- [RECORDS TO PROCESS]:
--- start ---
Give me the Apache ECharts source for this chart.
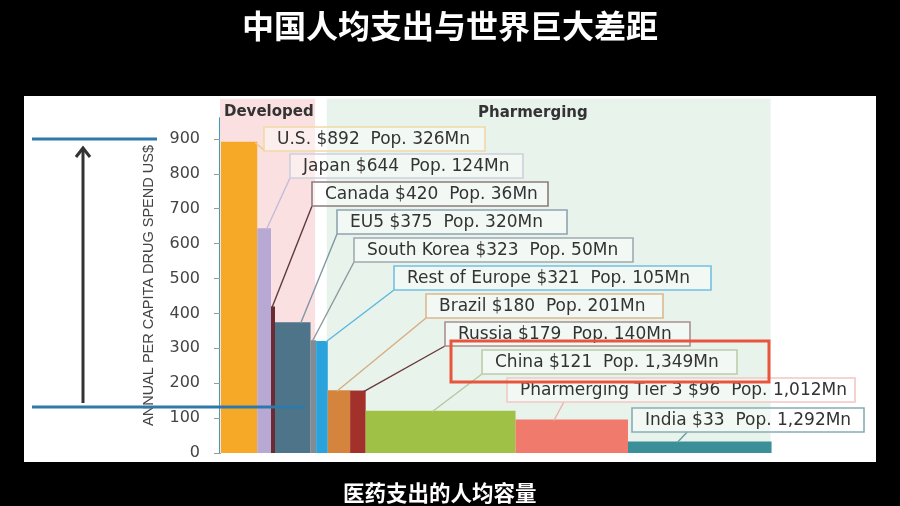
--- end ---
--- start ---
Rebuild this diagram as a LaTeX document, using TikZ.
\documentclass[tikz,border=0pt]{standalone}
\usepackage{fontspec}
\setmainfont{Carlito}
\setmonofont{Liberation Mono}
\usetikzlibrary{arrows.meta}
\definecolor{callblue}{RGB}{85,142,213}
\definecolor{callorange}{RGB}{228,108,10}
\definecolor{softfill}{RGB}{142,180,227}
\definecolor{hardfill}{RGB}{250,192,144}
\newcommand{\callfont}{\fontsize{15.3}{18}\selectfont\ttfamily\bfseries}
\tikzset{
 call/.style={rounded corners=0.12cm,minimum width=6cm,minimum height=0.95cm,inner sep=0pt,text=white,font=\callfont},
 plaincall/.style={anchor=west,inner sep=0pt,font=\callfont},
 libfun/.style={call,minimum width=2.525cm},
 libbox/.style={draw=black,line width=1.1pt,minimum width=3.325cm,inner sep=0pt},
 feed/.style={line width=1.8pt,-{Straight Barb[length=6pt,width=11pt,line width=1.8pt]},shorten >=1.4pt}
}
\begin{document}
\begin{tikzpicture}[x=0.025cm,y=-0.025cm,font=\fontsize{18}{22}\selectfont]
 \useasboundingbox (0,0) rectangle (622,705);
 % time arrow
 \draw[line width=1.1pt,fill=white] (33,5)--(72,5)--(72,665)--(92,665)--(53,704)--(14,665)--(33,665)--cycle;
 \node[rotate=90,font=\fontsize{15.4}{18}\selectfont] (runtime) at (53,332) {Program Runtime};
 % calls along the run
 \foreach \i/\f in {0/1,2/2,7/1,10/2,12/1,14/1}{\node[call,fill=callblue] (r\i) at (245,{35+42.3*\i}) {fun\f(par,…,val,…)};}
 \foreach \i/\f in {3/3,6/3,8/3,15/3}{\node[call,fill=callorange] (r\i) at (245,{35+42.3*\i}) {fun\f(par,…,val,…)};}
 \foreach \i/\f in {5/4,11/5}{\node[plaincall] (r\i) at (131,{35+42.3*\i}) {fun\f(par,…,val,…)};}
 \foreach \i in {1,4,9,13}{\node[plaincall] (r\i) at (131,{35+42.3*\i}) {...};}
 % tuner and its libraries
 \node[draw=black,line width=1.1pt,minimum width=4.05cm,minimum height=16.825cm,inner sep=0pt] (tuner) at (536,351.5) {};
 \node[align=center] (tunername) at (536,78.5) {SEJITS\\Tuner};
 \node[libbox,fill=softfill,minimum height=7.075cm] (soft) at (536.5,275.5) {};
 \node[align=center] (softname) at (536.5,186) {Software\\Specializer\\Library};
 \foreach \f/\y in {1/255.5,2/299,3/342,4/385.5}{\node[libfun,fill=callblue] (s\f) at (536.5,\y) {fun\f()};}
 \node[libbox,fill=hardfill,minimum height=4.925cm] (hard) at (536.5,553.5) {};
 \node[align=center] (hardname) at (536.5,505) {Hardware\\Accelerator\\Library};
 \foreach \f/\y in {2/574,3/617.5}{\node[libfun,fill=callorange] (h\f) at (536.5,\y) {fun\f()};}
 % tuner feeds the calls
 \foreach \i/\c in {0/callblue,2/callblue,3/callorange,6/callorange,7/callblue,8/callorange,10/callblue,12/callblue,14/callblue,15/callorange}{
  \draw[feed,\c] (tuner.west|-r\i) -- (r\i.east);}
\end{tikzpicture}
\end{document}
--- end ---
Gather each line of the listing containing the word "this" and show it.

- [RESULT]:
Give me the Apache ECharts source for this chart.
Rebuild this diagram as a LaTeX document, using TikZ.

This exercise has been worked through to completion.